Third, and maybe most important, I think I'm learning something from this. Since I made my decision, I've become more tolerant of other people's beliefs. I know what it's like to feel I have to hide and I know how helpless I sometimes feel because of it. It's not nice to be labelled and I think I've slowed down, if not stopped, my labelling of others because of the way I was labelled for awhile. Maybe when I feel I've stopped learning from being "in the broom closet" I'll make some ventures out, but for now I don't think I can afford to.
I didn't mean to make this so long, but there was a lot I wanted to say.

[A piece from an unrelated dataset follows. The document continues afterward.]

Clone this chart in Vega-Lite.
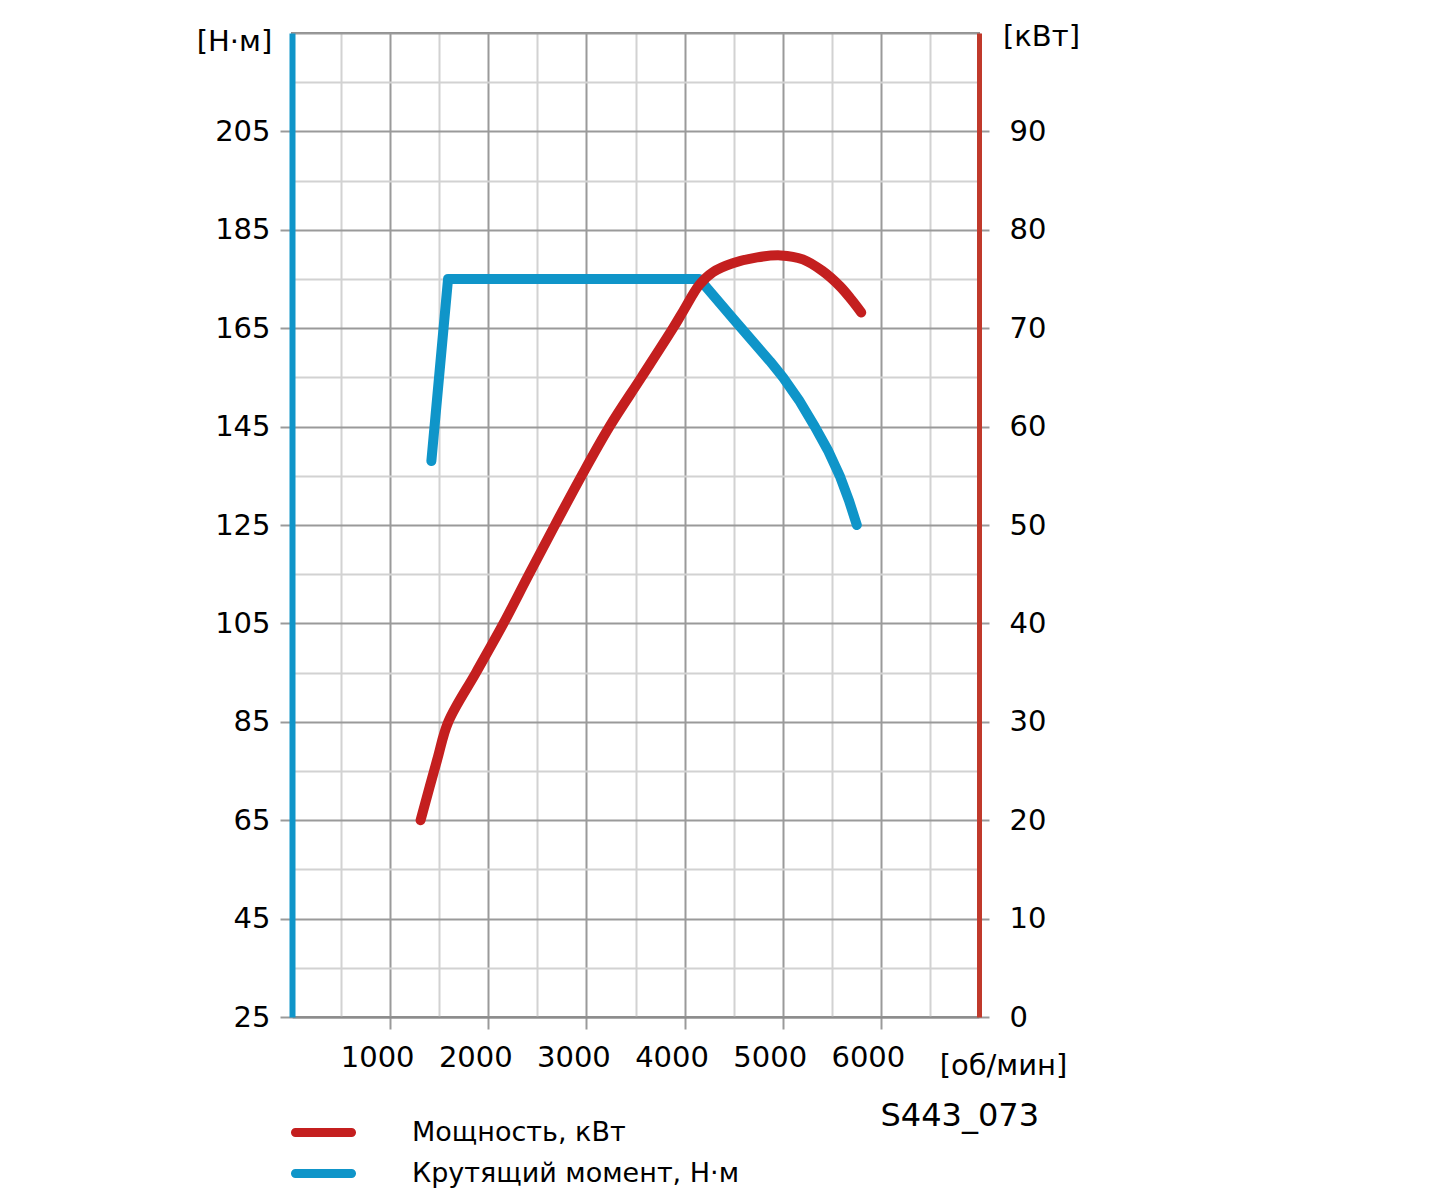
{
  "$schema": "https://vega.github.io/schema/vega-lite/v6.json",
  "width": 687,
  "height": 984,
  "autosize": {"type": "none"},
  "padding": {"left": 292, "top": 33, "right": 457, "bottom": 180},
  "background": "white",
  "config": {
    "view": {"stroke": "#8c8c8c", "strokeWidth": 2},
    "font": "DejaVu Sans"
  },
  "title": {
    "text": "S443_073",
    "orient": "top",
    "anchor": "end",
    "frame": "group",
    "dx": 60,
    "dy": 1115,
    "fontSize": 32,
    "fontWeight": "normal",
    "font": "DejaVu Sans",
    "color": "black"
  },
  "datasets": {
    "torque": [
      {"rpm": 1420, "nm": 138},
      {"rpm": 1590, "nm": 175},
      {"rpm": 4150, "nm": 175},
      {"rpm": 4500, "nm": 166.8},
      {"rpm": 4870, "nm": 158.3},
      {"rpm": 5003, "nm": 155},
      {"rpm": 5165, "nm": 150.4},
      {"rpm": 5327, "nm": 145},
      {"rpm": 5460, "nm": 140.2},
      {"rpm": 5581, "nm": 135},
      {"rpm": 5675, "nm": 130},
      {"rpm": 5755, "nm": 125}
    ],
    "power": [
      {"rpm": 1310, "kw": 20},
      {"rpm": 1478, "kw": 26.1},
      {"rpm": 1593, "kw": 30},
      {"rpm": 1875, "kw": 35},
      {"rpm": 2155, "kw": 40},
      {"rpm": 2415, "kw": 45},
      {"rpm": 2680, "kw": 50},
      {"rpm": 2950, "kw": 55},
      {"rpm": 3235, "kw": 60},
      {"rpm": 3560, "kw": 65},
      {"rpm": 3882, "kw": 70},
      {"rpm": 3990, "kw": 71.8},
      {"rpm": 4150, "kw": 74.4},
      {"rpm": 4290, "kw": 75.7},
      {"rpm": 4490, "kw": 76.6},
      {"rpm": 4740, "kw": 77.2},
      {"rpm": 4980, "kw": 77.4},
      {"rpm": 5205, "kw": 77.0},
      {"rpm": 5408, "kw": 75.8},
      {"rpm": 5584, "kw": 74.25},
      {"rpm": 5700, "kw": 72.9},
      {"rpm": 5800, "kw": 71.6}
    ]
  },
  "layer": [
    {
      "data": {"name": "torque"},
      "mark": {"type": "line", "strokeWidth": 10, "strokeCap": "round", "strokeJoin": "round"},
      "encoding": {
        "x": {
          "field": "rpm",
          "type": "quantitative",
          "scale": {"domain": [0, 7000], "nice": false, "zero": false},
          "axis": {
            "values": [0, 500, 1000, 1500, 2000, 2500, 3000, 3500, 4000, 4500, 5000, 5500, 6000, 6500, 7000],
            "labelExpr": "(datum.value % 1000 === 0 && datum.value > 0 && datum.value < 7000) ? datum.value : ''",
            "grid": true,
            "gridColor": {"condition": {"test": "datum.value % 1000 === 0", "value": "#9a9a9a"}, "value": "#d2d2d2"},
            "gridWidth": 2,
            "tickColor": "#9a9a9a",
            "tickOpacity": {"condition": {"test": "datum.value % 1000 === 0 && datum.value > 0 && datum.value < 7000", "value": 1}, "value": 0},
            "tickSize": 12,
            "tickWidth": 2,
            "domainColor": "#8c8c8c",
            "domainWidth": 2,
            "labelFontSize": 29,
            "labelColor": "black",
            "labelPadding": 14,
            "labelOffset": -13,
            "title": "[об/мин]",
            "titleFontSize": 29,
            "titleFontWeight": "normal",
            "titleColor": "black",
            "titleAngle": 0,
            "titleAlign": "center",
            "titleBaseline": "middle",
            "titleX": 711,
            "titleY": 48
          }
        },
        "y": {
          "field": "nm",
          "type": "quantitative",
          "scale": {"domain": [25, 225], "nice": false, "zero": false},
          "axis": {
            "orient": "left",
            "values": [25, 35, 45, 55, 65, 75, 85, 95, 105, 115, 125, 135, 145, 155, 165, 175, 185, 195, 205, 215, 225],
            "labelExpr": "((datum.value - 25) % 20 === 0 && datum.value < 225) ? datum.value : ''",
            "grid": true,
            "gridColor": {"condition": {"test": "(datum.value - 25) % 20 === 0", "value": "#9a9a9a"}, "value": "#d2d2d2"},
            "gridWidth": 2,
            "tickColor": "#9a9a9a",
            "tickOpacity": {"condition": {"test": "(datum.value - 25) % 20 === 0 && datum.value < 225", "value": 1}, "value": 0},
            "tickSize": 12,
            "tickWidth": 2,
            "domainColor": "#0f95c9",
            "domainWidth": 6,
            "labelFontSize": 29,
            "labelColor": "black",
            "labelPadding": 10,
            "title": "[Н·м]",
            "titleFontSize": 29,
            "titleFontWeight": "normal",
            "titleColor": "black",
            "titleAngle": 0,
            "titleAlign": "center",
            "titleBaseline": "middle",
            "titleX": -58,
            "titleY": 8
          }
        },
        "color": {
          "datum": "Крутящий момент, Н·м",
          "type": "nominal",
          "scale": {"domain": ["Мощность, кВт", "Крутящий момент, Н·м"], "range": ["#c41f1f", "#0f95c9"]},
          "legend": {
            "orient": "none",
            "legendX": 18,
            "legendY": 1086,
            "title": null,
            "symbolType": "M-3.45,-0.277H3.45A0.277,0.277 0 0 1 3.45,0.277H-3.45A0.277,0.277 0 0 1 -3.45,-0.277Z",
            "symbolSize": 264,
            "symbolStrokeWidth": 4.5,
            "labelFontSize": 27,
            "labelColor": "black",
            "labelOffset": 75,
            "labelLimit": 500,
            "rowPadding": 13
          }
        }
      }
    },
    {
      "data": {"name": "power"},
      "mark": {"type": "line", "strokeWidth": 10, "strokeCap": "round", "interpolate": "catmull-rom"},
      "encoding": {
        "x": {"field": "rpm", "type": "quantitative"},
        "y": {
          "field": "kw",
          "type": "quantitative",
          "scale": {"domain": [0, 100], "nice": false, "zero": false},
          "axis": {
            "orient": "right",
            "values": [0, 10, 20, 30, 40, 50, 60, 70, 80, 90],
            "grid": false,
            "tickColor": "#9a9a9a",
            "tickSize": 10,
            "tickWidth": 2,
            "domainColor": "#c0392b",
            "domainWidth": 5,
            "labelFontSize": 29,
            "labelColor": "black",
            "labelPadding": 20,
            "title": "[кВт]",
            "titleFontSize": 29,
            "titleFontWeight": "normal",
            "titleColor": "black",
            "titleAngle": 0,
            "titleAlign": "center",
            "titleBaseline": "middle",
            "titleX": 62,
            "titleY": 3
          }
        },
        "color": {"datum": "Мощность, кВт", "type": "nominal"}
      }
    }
  ],
  "resolve": {"scale": {"y": "independent"}}
}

| I Am Fortunate Enough Not To Have To Live With The Mops... ||Aug 28th. at 11:36:09 am UTC|
|Sabine (Avoca, Pennsylvania US) ||Age: 32 - Email |
I am fortunate enough not to have to live with the mops. My company is one that promotes diversity and inclusion and luckily, I have supportive family and friends. However, being a single women (without children) what I do and say usually only affects myself. I have other Pagan friends who are not so lucky as they constantly worry about "coming out" and what effect that will have on their children. It's nice if you can do it, but for those who feel they can't, we in the community should be suuportive of their feelings and not ever intentionally "out" someone. But it is a nice feeling not to have to "hide". We can only hope that someday there will be no closet.